Asked if the problems in county cricket were the reason for England's Ashes drought since Australia's triumph in 1989, Buchanan replied: ``I have no doubt about that. Because what England are drawing on at the moment is a squad of 18 to 20 players who can really play, not necessarily consistently, at Test level, whereas they should be drawing on something like 40 to 60 players.''

Buchanan, whose methods are based around computer analysis and in-depth team meetings, added: ``The big thing you notice in England is the approach of players. In England you've got paid players, and out here in Australia we've got unpaid players. But out here we've got professionalism and in England there's no professionalism, or very little.
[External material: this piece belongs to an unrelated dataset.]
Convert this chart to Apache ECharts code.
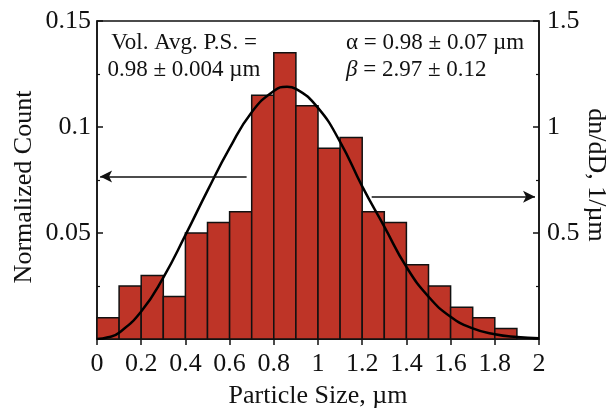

``There's a certain brand of players and they're the ones who have risen to the top and are playing for England. The rest are struggling to come to grips with what it means to be professional in your approach, what it requires to be a first-class cricketer or beyond. And, as a consequence, the whole first-class system is impacted by that and the overall standard of the cricket played is far below what we play in Australia.''

The affair reached a climax with the resignation of Bob Gale as chairman of cricket at the same committee meeting at which Buchanan's fate was sealed. He has been replaced by Andrew Miller, a former Middlesex batsman and another friend of Fraser, who is known to have many sympathies with Buchanan's frustrations.

The county now can only hope that Fraser's friends are able to persuade him that he should see out his days as a one-county man in the changing world of the English game where 'transfers' are becoming ever more common.